Trying to optimize too early
The first goal after relocation is stability, not perfection. It is better to have a workable temporary pick path with accurate stock than a theoretically ideal layout that is still changing while orders are due.
When to revisit
A warehouse moving checklist is not a one-time document. Revisit it whenever the inputs behind your operation change. That is especially important before seasonal planning cycles and any time workflows or tools are updated.
Review and update this guide when:
- Your SKU count or product mix changes significantly.
- Your order profile shifts toward faster delivery promises or higher daily volume.
- You add returns processing, kitting, light assembly, or other value-added services.
- You change warehouse systems, barcode standards, or device workflows.
- You begin using temporary overflow space, new carriers, or new dock schedules.
- You plan a merger, site consolidation, or regional expansion.
- You identify recurring move pain points from prior projects.

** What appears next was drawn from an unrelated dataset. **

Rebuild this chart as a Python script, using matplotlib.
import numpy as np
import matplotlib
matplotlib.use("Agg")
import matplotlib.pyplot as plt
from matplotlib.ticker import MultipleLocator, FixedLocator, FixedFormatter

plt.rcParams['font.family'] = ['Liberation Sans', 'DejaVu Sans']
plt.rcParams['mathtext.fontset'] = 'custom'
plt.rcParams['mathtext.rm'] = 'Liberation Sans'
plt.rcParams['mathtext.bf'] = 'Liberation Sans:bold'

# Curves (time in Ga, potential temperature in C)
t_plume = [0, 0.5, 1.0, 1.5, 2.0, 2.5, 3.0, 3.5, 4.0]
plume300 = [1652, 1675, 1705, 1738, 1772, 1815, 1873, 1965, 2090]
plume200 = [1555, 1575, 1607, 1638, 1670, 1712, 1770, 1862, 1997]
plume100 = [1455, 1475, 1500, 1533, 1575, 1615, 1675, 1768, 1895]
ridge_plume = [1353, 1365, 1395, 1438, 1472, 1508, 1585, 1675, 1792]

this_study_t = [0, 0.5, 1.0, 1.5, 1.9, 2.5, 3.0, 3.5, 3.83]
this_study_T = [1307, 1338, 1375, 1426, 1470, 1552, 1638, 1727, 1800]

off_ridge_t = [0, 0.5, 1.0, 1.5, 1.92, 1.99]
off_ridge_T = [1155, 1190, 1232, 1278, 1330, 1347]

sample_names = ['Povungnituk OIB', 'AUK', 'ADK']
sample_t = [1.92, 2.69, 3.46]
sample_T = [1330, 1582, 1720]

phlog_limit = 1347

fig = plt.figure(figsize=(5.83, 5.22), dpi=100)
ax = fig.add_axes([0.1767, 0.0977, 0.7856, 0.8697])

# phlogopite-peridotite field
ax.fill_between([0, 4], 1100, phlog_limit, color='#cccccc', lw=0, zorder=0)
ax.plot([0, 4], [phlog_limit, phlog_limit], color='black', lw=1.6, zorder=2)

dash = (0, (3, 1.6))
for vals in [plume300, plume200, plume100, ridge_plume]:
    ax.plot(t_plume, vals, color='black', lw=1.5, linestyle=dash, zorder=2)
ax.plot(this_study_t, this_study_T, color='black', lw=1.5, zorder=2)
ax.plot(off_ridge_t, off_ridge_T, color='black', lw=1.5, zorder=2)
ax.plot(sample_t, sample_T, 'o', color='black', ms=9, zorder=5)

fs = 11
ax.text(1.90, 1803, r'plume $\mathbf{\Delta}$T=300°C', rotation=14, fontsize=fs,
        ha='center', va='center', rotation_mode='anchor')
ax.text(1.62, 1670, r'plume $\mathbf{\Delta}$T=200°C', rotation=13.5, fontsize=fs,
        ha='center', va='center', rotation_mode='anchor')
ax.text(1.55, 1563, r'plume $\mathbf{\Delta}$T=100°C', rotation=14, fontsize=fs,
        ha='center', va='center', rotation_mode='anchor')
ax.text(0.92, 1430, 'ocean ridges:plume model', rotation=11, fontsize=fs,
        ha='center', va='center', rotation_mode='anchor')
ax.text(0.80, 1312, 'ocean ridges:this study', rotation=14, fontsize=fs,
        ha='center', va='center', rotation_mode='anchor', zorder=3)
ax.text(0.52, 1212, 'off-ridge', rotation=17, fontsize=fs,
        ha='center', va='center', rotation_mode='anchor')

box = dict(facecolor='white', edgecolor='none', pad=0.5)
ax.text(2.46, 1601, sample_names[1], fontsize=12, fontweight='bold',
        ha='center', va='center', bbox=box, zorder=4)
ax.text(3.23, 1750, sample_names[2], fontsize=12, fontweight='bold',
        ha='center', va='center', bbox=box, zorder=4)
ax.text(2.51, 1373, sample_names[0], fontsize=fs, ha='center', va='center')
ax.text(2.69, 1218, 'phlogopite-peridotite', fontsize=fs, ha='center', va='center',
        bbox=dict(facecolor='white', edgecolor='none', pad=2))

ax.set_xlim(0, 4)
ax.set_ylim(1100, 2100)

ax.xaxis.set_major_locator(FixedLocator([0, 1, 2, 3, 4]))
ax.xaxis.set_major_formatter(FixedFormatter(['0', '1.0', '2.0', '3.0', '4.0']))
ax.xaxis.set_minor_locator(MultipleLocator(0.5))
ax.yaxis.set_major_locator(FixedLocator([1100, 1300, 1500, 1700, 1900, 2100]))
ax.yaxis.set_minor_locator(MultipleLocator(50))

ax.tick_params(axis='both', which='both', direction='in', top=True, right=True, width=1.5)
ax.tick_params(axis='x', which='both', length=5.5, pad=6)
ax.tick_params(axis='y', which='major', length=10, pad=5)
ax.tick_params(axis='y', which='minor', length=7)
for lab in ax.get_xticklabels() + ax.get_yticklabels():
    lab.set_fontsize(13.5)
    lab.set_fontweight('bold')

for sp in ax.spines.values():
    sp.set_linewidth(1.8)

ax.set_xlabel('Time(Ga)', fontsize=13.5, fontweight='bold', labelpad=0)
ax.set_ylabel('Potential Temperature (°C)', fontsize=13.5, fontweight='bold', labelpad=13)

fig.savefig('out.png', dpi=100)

A practical pre-move review routine
- Pull your latest inventory and order-flow data.
- Re-rank SKUs by business criticality, not habit.
- Confirm what can pause and what cannot.
- Walk the destination site with receiving, fulfillment, and transport leads.
- Test systems and labels before inventory moves.
- Run a tabletop exercise for exceptions and communication.
- Adjust the move sequence to match current realities.
If you are planning a broader relocation program, keep this warehouse checklist alongside your company-wide move planning materials. It works best when inventory transfer decisions are coordinated with transport schedules, office moves, budget reviews, and customer communication.
The most reliable warehouse relocation plans are not the most complicated. They are the ones that make sequence, ownership, and verification clear enough that the team can keep operating even when the move day does not go exactly as expected. Save this checklist, revisit it before each planning cycle, and update it whenever your workflows, systems, or service commitments change.